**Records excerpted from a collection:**
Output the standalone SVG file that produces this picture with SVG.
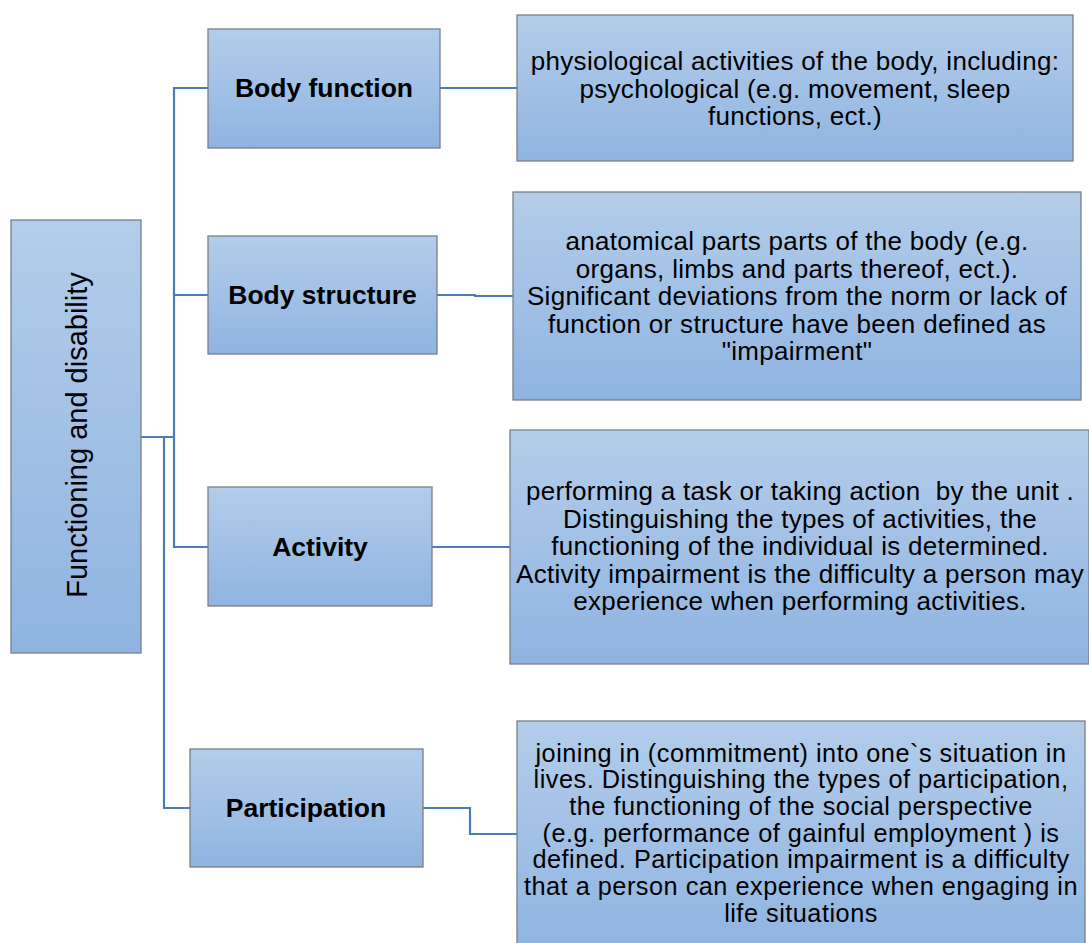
<svg xmlns="http://www.w3.org/2000/svg" width="1089" height="943" viewBox="0 0 1089 943">
<defs>
<linearGradient id="g" x1="0" y1="0" x2="0" y2="1">
<stop offset="0" stop-color="#b3cdea"/>
<stop offset="1" stop-color="#8fb4e1"/>
</linearGradient>
</defs>
<style>
.box{fill:url(#g);stroke:#7a7f86;stroke-width:1.3}
.lbl{font-family:"Liberation Sans",Arial,sans-serif;font-weight:bold;font-size:26.5px;fill:#000;text-anchor:middle}
.txt{font-family:"Liberation Sans",Arial,sans-serif;font-size:26px;letter-spacing:0.3px;fill:#000;text-anchor:middle}
.pt{font-size:25.3px;letter-spacing:0.5px}
.con{fill:none;stroke:#4a7db5;stroke-width:2.2}
</style>
<rect width="1089" height="943" fill="#fff"/>
<g id="connectors">
<polyline class="con" points="141,437 174,437"/>
<polyline class="con" points="208,88 174,88 174,547 208,547"/>
<polyline class="con" points="174,295 208,295"/>
<polyline class="con" points="164,437 164,808 190,808"/>
<polyline class="con" points="440,88 517,88"/>
<polyline class="con" points="437,295 475,295 475,296 513,296"/>
<polyline class="con" points="432,547 510,547"/>
<polyline class="con" points="423,808 470,808 470,834 517,834"/>
</g>
<g id="root">
<rect class="box" x="11" y="220" width="130" height="433"/>
<text class="txt" style="font-size:29px;letter-spacing:0" transform="translate(87,435) rotate(-90)" x="0" y="0">Functioning and disability</text>
</g>
<g id="body-function">
<rect class="box" x="208" y="29" width="232" height="119"/>
<text class="lbl" x="324" y="97">Body function</text>
</g>
<g id="body-structure">
<rect class="box" x="208" y="236" width="229" height="118"/>
<text class="lbl" x="322.5" y="304">Body structure</text>
</g>
<g id="activity">
<rect class="box" x="208" y="487" width="224" height="119"/>
<text class="lbl" x="320" y="556">Activity</text>
</g>
<g id="participation">
<rect class="box" x="190" y="749" width="233" height="118"/>
<text class="lbl" x="306" y="817">Participation</text>
</g>
<g id="body-function-desc">
<rect class="box" x="517" y="15" width="556" height="146"/>
<text class="txt" x="795" y="70">physiological activities of the body, including:</text>
<text class="txt" x="795" y="97.5">psychological (e.g. movement, sleep</text>
<text class="txt" x="795" y="125">functions, ect.)</text>
</g>
<g id="body-structure-desc">
<rect class="box" x="513" y="192" width="568" height="208"/>
<text class="txt" x="797" y="250">anatomical parts parts of the body (e.g.</text>
<text class="txt" x="797" y="277.5">organs, limbs and parts thereof, ect.).</text>
<text class="txt" x="797" y="305">Significant deviations from the norm or lack of</text>
<text class="txt" x="797" y="332.5">function or structure have been defined as</text>
<text class="txt" x="797" y="360">"impairment"</text>
</g>
<g id="activity-desc">
<rect class="box" x="510" y="430" width="579" height="234"/>
<text class="txt" x="800" y="500" xml:space="preserve">performing a task or taking action  by the unit .</text>
<text class="txt" x="800" y="527.5">Distinguishing the types of activities, the</text>
<text class="txt" x="800" y="555">functioning of the individual is determined.</text>
<text class="txt" x="800" y="582.5">Activity impairment is the difficulty a person may</text>
<text class="txt" x="800" y="610">experience when performing activities.</text>
</g>
<g id="participation-desc">
<rect class="box" x="517" y="721" width="568" height="230"/>
<text class="txt pt" x="801" y="761.5">joining in (commitment) into one`s situation in</text>
<text class="txt pt" x="801" y="788.2">lives. Distinguishing the types of participation,</text>
<text class="txt pt" x="801" y="814.9">the functioning of the social perspective</text>
<text class="txt pt" x="801" y="841.6">(e.g. performance of gainful employment ) is</text>
<text class="txt pt" x="801" y="868.3">defined. Participation impairment is a difficulty</text>
<text class="txt pt" x="801" y="895">that a person can experience when engaging in</text>
<text class="txt pt" x="801" y="921.7">life situations</text>
</g>
</svg>
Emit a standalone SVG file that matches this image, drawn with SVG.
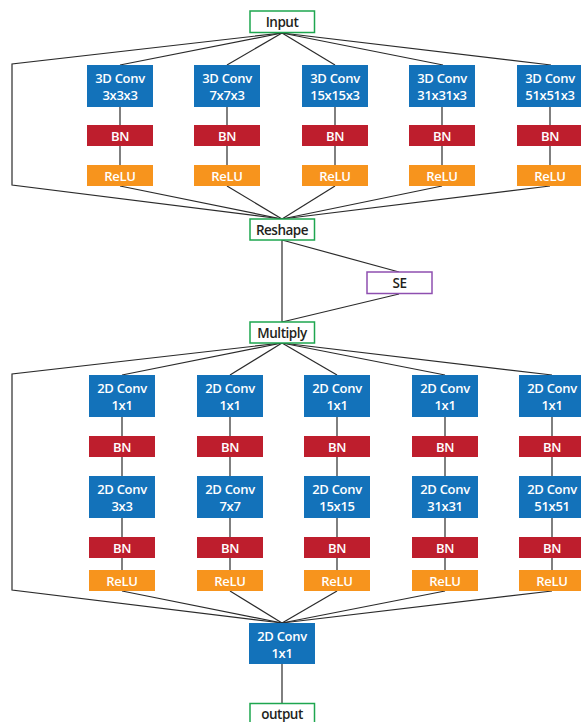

**DO THIS:**
Reproduce the full listing above verbatim, with no pictures included.

**ANSWER FOR THIS EXERCISE:**
Output the standalone SVG file that produces this picture with SVG.
<svg xmlns="http://www.w3.org/2000/svg" width="1089" height="943" viewBox="0 0 1089 943">
<defs>
<linearGradient id="g" x1="0" y1="0" x2="0" y2="1">
<stop offset="0" stop-color="#b3cdea"/>
<stop offset="1" stop-color="#8fb4e1"/>
</linearGradient>
</defs>
<style>
.box{fill:url(#g);stroke:#7a7f86;stroke-width:1.3}
.lbl{font-family:"Liberation Sans",Arial,sans-serif;font-weight:bold;font-size:26.5px;fill:#000;text-anchor:middle}
.txt{font-family:"Liberation Sans",Arial,sans-serif;font-size:26px;letter-spacing:0.3px;fill:#000;text-anchor:middle}
.pt{font-size:25.3px;letter-spacing:0.5px}
.con{fill:none;stroke:#4a7db5;stroke-width:2.2}
</style>
<rect width="1089" height="943" fill="#fff"/>
<g id="connectors">
<polyline class="con" points="141,437 174,437"/>
<polyline class="con" points="208,88 174,88 174,547 208,547"/>
<polyline class="con" points="174,295 208,295"/>
<polyline class="con" points="164,437 164,808 190,808"/>
<polyline class="con" points="440,88 517,88"/>
<polyline class="con" points="437,295 475,295 475,296 513,296"/>
<polyline class="con" points="432,547 510,547"/>
<polyline class="con" points="423,808 470,808 470,834 517,834"/>
</g>
<g id="root">
<rect class="box" x="11" y="220" width="130" height="433"/>
<text class="txt" style="font-size:29px;letter-spacing:0" transform="translate(87,435) rotate(-90)" x="0" y="0">Functioning and disability</text>
</g>
<g id="body-function">
<rect class="box" x="208" y="29" width="232" height="119"/>
<text class="lbl" x="324" y="97">Body function</text>
</g>
<g id="body-structure">
<rect class="box" x="208" y="236" width="229" height="118"/>
<text class="lbl" x="322.5" y="304">Body structure</text>
</g>
<g id="activity">
<rect class="box" x="208" y="487" width="224" height="119"/>
<text class="lbl" x="320" y="556">Activity</text>
</g>
<g id="participation">
<rect class="box" x="190" y="749" width="233" height="118"/>
<text class="lbl" x="306" y="817">Participation</text>
</g>
<g id="body-function-desc">
<rect class="box" x="517" y="15" width="556" height="146"/>
<text class="txt" x="795" y="70">physiological activities of the body, including:</text>
<text class="txt" x="795" y="97.5">psychological (e.g. movement, sleep</text>
<text class="txt" x="795" y="125">functions, ect.)</text>
</g>
<g id="body-structure-desc">
<rect class="box" x="513" y="192" width="568" height="208"/>
<text class="txt" x="797" y="250">anatomical parts parts of the body (e.g.</text>
<text class="txt" x="797" y="277.5">organs, limbs and parts thereof, ect.).</text>
<text class="txt" x="797" y="305">Significant deviations from the norm or lack of</text>
<text class="txt" x="797" y="332.5">function or structure have been defined as</text>
<text class="txt" x="797" y="360">"impairment"</text>
</g>
<g id="activity-desc">
<rect class="box" x="510" y="430" width="579" height="234"/>
<text class="txt" x="800" y="500" xml:space="preserve">performing a task or taking action  by the unit .</text>
<text class="txt" x="800" y="527.5">Distinguishing the types of activities, the</text>
<text class="txt" x="800" y="555">functioning of the individual is determined.</text>
<text class="txt" x="800" y="582.5">Activity impairment is the difficulty a person may</text>
<text class="txt" x="800" y="610">experience when performing activities.</text>
</g>
<g id="participation-desc">
<rect class="box" x="517" y="721" width="568" height="230"/>
<text class="txt pt" x="801" y="761.5">joining in (commitment) into one`s situation in</text>
<text class="txt pt" x="801" y="788.2">lives. Distinguishing the types of participation,</text>
<text class="txt pt" x="801" y="814.9">the functioning of the social perspective</text>
<text class="txt pt" x="801" y="841.6">(e.g. performance of gainful employment ) is</text>
<text class="txt pt" x="801" y="868.3">defined. Participation impairment is a difficulty</text>
<text class="txt pt" x="801" y="895">that a person can experience when engaging in</text>
<text class="txt pt" x="801" y="921.7">life situations</text>
</g>
</svg>
Emit a standalone SVG file that matches this image, drawn with SVG.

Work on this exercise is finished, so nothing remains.